Omit all images. Write out the rest of the material exactly.

--- start Source material ---

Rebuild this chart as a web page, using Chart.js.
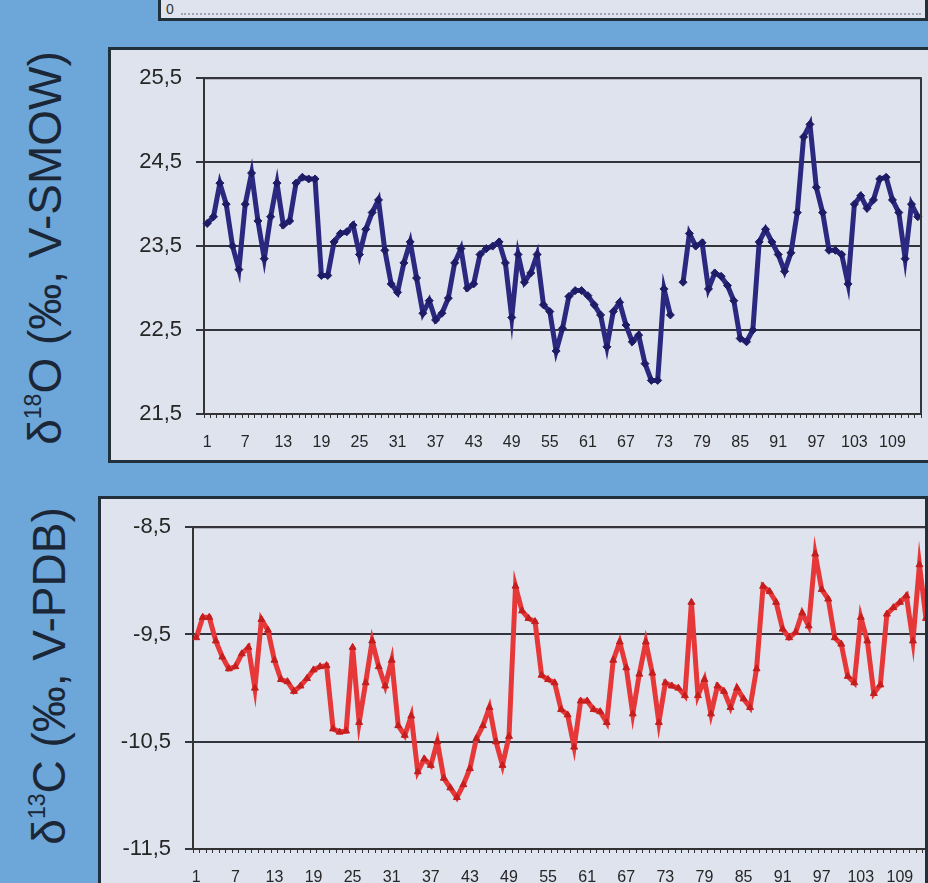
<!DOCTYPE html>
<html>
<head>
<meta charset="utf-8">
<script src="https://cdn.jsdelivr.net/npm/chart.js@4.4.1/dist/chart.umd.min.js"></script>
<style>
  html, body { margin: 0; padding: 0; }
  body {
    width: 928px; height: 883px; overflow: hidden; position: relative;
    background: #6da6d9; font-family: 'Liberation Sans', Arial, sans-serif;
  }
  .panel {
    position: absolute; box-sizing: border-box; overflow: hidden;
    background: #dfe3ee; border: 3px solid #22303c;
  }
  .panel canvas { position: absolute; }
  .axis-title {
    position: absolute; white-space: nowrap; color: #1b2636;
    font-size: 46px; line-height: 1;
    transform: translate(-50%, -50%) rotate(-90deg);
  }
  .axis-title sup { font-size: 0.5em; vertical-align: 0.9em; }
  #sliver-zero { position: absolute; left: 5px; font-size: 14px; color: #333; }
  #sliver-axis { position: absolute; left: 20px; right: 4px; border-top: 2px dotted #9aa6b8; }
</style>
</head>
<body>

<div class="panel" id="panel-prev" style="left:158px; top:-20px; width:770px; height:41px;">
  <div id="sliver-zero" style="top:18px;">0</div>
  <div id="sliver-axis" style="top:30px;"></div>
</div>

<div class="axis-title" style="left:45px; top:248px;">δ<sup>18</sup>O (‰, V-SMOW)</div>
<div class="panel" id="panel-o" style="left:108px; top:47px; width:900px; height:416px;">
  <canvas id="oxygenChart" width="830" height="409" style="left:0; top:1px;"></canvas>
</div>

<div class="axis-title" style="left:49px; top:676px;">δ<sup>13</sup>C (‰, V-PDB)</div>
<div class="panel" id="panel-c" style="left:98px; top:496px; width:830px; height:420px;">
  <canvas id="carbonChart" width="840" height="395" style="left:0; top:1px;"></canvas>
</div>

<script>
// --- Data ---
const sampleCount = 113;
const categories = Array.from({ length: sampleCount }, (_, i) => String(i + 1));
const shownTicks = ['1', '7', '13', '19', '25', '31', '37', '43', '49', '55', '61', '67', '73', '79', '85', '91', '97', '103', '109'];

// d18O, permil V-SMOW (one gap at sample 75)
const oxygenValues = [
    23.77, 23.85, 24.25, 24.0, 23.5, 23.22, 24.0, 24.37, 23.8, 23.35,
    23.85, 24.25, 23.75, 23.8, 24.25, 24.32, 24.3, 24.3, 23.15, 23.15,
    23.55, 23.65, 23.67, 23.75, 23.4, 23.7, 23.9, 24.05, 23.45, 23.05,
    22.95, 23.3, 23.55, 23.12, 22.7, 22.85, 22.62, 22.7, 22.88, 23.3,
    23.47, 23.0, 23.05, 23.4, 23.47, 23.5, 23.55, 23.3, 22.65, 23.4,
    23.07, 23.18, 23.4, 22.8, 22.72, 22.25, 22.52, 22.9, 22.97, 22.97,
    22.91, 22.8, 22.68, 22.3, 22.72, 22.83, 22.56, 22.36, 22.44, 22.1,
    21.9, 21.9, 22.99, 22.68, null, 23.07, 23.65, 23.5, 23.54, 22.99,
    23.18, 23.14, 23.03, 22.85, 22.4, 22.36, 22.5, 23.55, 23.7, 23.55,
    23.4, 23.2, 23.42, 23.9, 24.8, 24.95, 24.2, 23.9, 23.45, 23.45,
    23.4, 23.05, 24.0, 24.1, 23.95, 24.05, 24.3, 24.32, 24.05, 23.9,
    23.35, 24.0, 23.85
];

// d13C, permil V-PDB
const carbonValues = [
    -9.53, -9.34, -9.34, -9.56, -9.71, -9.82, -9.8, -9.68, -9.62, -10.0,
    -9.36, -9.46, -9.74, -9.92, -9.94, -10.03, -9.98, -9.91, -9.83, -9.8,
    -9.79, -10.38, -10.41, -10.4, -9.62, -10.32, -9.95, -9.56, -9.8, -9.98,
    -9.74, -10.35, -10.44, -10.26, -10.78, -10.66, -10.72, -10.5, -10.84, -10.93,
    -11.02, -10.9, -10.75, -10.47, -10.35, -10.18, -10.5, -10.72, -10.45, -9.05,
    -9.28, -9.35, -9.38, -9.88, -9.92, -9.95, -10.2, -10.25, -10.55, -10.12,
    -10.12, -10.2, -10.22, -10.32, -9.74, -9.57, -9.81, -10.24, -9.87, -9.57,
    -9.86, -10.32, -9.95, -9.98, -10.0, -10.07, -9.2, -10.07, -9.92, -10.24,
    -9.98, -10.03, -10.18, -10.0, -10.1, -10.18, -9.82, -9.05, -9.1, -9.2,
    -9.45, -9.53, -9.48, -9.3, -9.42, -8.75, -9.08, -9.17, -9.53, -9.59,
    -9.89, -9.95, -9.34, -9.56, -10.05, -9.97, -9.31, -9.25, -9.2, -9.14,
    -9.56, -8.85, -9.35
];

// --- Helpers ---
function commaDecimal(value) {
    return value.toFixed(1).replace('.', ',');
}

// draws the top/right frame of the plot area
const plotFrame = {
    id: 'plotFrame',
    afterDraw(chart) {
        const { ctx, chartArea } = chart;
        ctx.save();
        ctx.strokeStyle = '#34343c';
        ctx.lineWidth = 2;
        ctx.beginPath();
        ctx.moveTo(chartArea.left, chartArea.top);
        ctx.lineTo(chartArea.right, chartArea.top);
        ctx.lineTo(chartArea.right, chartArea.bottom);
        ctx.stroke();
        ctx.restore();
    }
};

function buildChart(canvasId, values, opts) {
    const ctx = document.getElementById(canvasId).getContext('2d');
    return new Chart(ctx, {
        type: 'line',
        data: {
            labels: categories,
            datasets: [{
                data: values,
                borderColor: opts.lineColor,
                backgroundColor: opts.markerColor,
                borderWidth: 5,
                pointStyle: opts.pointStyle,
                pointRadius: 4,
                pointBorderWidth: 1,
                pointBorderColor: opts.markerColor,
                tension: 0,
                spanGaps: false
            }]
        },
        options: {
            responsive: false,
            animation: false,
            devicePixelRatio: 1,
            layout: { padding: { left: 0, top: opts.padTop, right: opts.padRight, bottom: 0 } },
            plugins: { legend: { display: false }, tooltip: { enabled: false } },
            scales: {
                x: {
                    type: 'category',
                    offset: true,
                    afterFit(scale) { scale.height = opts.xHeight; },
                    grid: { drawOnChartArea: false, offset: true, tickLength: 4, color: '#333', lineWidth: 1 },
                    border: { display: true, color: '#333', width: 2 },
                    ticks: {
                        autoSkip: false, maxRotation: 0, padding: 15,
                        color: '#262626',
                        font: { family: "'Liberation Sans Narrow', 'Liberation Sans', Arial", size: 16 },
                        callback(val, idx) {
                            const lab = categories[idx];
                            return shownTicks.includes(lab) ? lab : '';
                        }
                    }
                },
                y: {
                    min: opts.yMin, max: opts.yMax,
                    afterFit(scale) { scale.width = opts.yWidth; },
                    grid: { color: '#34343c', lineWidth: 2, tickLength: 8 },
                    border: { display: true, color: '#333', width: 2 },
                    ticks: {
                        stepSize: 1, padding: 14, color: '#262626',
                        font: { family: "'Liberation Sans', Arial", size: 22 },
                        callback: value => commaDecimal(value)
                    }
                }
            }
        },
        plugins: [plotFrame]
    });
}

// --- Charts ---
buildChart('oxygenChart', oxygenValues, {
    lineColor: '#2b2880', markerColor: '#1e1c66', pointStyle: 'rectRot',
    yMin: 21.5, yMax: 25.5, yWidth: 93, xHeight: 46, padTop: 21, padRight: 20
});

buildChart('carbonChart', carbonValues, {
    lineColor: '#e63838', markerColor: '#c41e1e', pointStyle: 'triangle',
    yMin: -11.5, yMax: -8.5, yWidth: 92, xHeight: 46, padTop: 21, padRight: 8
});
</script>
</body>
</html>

--- end Source material ---

Answer to the task:
Rebuild this chart as a web page, using Chart.js.
<!DOCTYPE html>
<html>
<head>
<meta charset="utf-8">
<script src="https://cdn.jsdelivr.net/npm/chart.js@4.4.1/dist/chart.umd.min.js"></script>
<style>
  html, body { margin: 0; padding: 0; }
  body {
    width: 928px; height: 883px; overflow: hidden; position: relative;
    background: #6da6d9; font-family: 'Liberation Sans', Arial, sans-serif;
  }
  .panel {
    position: absolute; box-sizing: border-box; overflow: hidden;
    background: #dfe3ee; border: 3px solid #22303c;
  }
  .panel canvas { position: absolute; }
  .axis-title {
    position: absolute; white-space: nowrap; color: #1b2636;
    font-size: 46px; line-height: 1;
    transform: translate(-50%, -50%) rotate(-90deg);
  }
  .axis-title sup { font-size: 0.5em; vertical-align: 0.9em; }
  #sliver-zero { position: absolute; left: 5px; font-size: 14px; color: #333; }
  #sliver-axis { position: absolute; left: 20px; right: 4px; border-top: 2px dotted #9aa6b8; }
</style>
</head>
<body>

<div class="panel" id="panel-prev" style="left:158px; top:-20px; width:770px; height:41px;">
  <div id="sliver-zero" style="top:18px;">0</div>
  <div id="sliver-axis" style="top:30px;"></div>
</div>

<div class="axis-title" style="left:45px; top:248px;">δ<sup>18</sup>O (‰, V-SMOW)</div>
<div class="panel" id="panel-o" style="left:108px; top:47px; width:900px; height:416px;">
  <canvas id="oxygenChart" width="830" height="409" style="left:0; top:1px;"></canvas>
</div>

<div class="axis-title" style="left:49px; top:676px;">δ<sup>13</sup>C (‰, V-PDB)</div>
<div class="panel" id="panel-c" style="left:98px; top:496px; width:830px; height:420px;">
  <canvas id="carbonChart" width="840" height="395" style="left:0; top:1px;"></canvas>
</div>

<script>
// --- Data ---
const sampleCount = 113;
const categories = Array.from({ length: sampleCount }, (_, i) => String(i + 1));
const shownTicks = ['1', '7', '13', '19', '25', '31', '37', '43', '49', '55', '61', '67', '73', '79', '85', '91', '97', '103', '109'];

// d18O, permil V-SMOW (one gap at sample 75)
const oxygenValues = [
    23.77, 23.85, 24.25, 24.0, 23.5, 23.22, 24.0, 24.37, 23.8, 23.35,
    23.85, 24.25, 23.75, 23.8, 24.25, 24.32, 24.3, 24.3, 23.15, 23.15,
    23.55, 23.65, 23.67, 23.75, 23.4, 23.7, 23.9, 24.05, 23.45, 23.05,
    22.95, 23.3, 23.55, 23.12, 22.7, 22.85, 22.62, 22.7, 22.88, 23.3,
    23.47, 23.0, 23.05, 23.4, 23.47, 23.5, 23.55, 23.3, 22.65, 23.4,
    23.07, 23.18, 23.4, 22.8, 22.72, 22.25, 22.52, 22.9, 22.97, 22.97,
    22.91, 22.8, 22.68, 22.3, 22.72, 22.83, 22.56, 22.36, 22.44, 22.1,
    21.9, 21.9, 22.99, 22.68, null, 23.07, 23.65, 23.5, 23.54, 22.99,
    23.18, 23.14, 23.03, 22.85, 22.4, 22.36, 22.5, 23.55, 23.7, 23.55,
    23.4, 23.2, 23.42, 23.9, 24.8, 24.95, 24.2, 23.9, 23.45, 23.45,
    23.4, 23.05, 24.0, 24.1, 23.95, 24.05, 24.3, 24.32, 24.05, 23.9,
    23.35, 24.0, 23.85
];

// d13C, permil V-PDB
const carbonValues = [
    -9.53, -9.34, -9.34, -9.56, -9.71, -9.82, -9.8, -9.68, -9.62, -10.0,
    -9.36, -9.46, -9.74, -9.92, -9.94, -10.03, -9.98, -9.91, -9.83, -9.8,
    -9.79, -10.38, -10.41, -10.4, -9.62, -10.32, -9.95, -9.56, -9.8, -9.98,
    -9.74, -10.35, -10.44, -10.26, -10.78, -10.66, -10.72, -10.5, -10.84, -10.93,
    -11.02, -10.9, -10.75, -10.47, -10.35, -10.18, -10.5, -10.72, -10.45, -9.05,
    -9.28, -9.35, -9.38, -9.88, -9.92, -9.95, -10.2, -10.25, -10.55, -10.12,
    -10.12, -10.2, -10.22, -10.32, -9.74, -9.57, -9.81, -10.24, -9.87, -9.57,
    -9.86, -10.32, -9.95, -9.98, -10.0, -10.07, -9.2, -10.07, -9.92, -10.24,
    -9.98, -10.03, -10.18, -10.0, -10.1, -10.18, -9.82, -9.05, -9.1, -9.2,
    -9.45, -9.53, -9.48, -9.3, -9.42, -8.75, -9.08, -9.17, -9.53, -9.59,
    -9.89, -9.95, -9.34, -9.56, -10.05, -9.97, -9.31, -9.25, -9.2, -9.14,
    -9.56, -8.85, -9.35
];

// --- Helpers ---
function commaDecimal(value) {
    return value.toFixed(1).replace('.', ',');
}

// draws the top/right frame of the plot area
const plotFrame = {
    id: 'plotFrame',
    afterDraw(chart) {
        const { ctx, chartArea } = chart;
        ctx.save();
        ctx.strokeStyle = '#34343c';
        ctx.lineWidth = 2;
        ctx.beginPath();
        ctx.moveTo(chartArea.left, chartArea.top);
        ctx.lineTo(chartArea.right, chartArea.top);
        ctx.lineTo(chartArea.right, chartArea.bottom);
        ctx.stroke();
        ctx.restore();
    }
};

function buildChart(canvasId, values, opts) {
    const ctx = document.getElementById(canvasId).getContext('2d');
    return new Chart(ctx, {
        type: 'line',
        data: {
            labels: categories,
            datasets: [{
                data: values,
                borderColor: opts.lineColor,
                backgroundColor: opts.markerColor,
                borderWidth: 5,
                pointStyle: opts.pointStyle,
                pointRadius: 4,
                pointBorderWidth: 1,
                pointBorderColor: opts.markerColor,
                tension: 0,
                spanGaps: false
            }]
        },
        options: {
            responsive: false,
            animation: false,
            devicePixelRatio: 1,
            layout: { padding: { left: 0, top: opts.padTop, right: opts.padRight, bottom: 0 } },
            plugins: { legend: { display: false }, tooltip: { enabled: false } },
            scales: {
                x: {
                    type: 'category',
                    offset: true,
                    afterFit(scale) { scale.height = opts.xHeight; },
                    grid: { drawOnChartArea: false, offset: true, tickLength: 4, color: '#333', lineWidth: 1 },
                    border: { display: true, color: '#333', width: 2 },
                    ticks: {
                        autoSkip: false, maxRotation: 0, padding: 15,
                        color: '#262626',
                        font: { family: "'Liberation Sans Narrow', 'Liberation Sans', Arial", size: 16 },
                        callback(val, idx) {
                            const lab = categories[idx];
                            return shownTicks.includes(lab) ? lab : '';
                        }
                    }
                },
                y: {
                    min: opts.yMin, max: opts.yMax,
                    afterFit(scale) { scale.width = opts.yWidth; },
                    grid: { color: '#34343c', lineWidth: 2, tickLength: 8 },
                    border: { display: true, color: '#333', width: 2 },
                    ticks: {
                        stepSize: 1, padding: 14, color: '#262626',
                        font: { family: "'Liberation Sans', Arial", size: 22 },
                        callback: value => commaDecimal(value)
                    }
                }
            }
        },
        plugins: [plotFrame]
    });
}

// --- Charts ---
buildChart('oxygenChart', oxygenValues, {
    lineColor: '#2b2880', markerColor: '#1e1c66', pointStyle: 'rectRot',
    yMin: 21.5, yMax: 25.5, yWidth: 93, xHeight: 46, padTop: 21, padRight: 20
});

buildChart('carbonChart', carbonValues, {
    lineColor: '#e63838', markerColor: '#c41e1e', pointStyle: 'triangle',
    yMin: -11.5, yMax: -8.5, yWidth: 92, xHeight: 46, padTop: 21, padRight: 8
});
</script>
</body>
</html>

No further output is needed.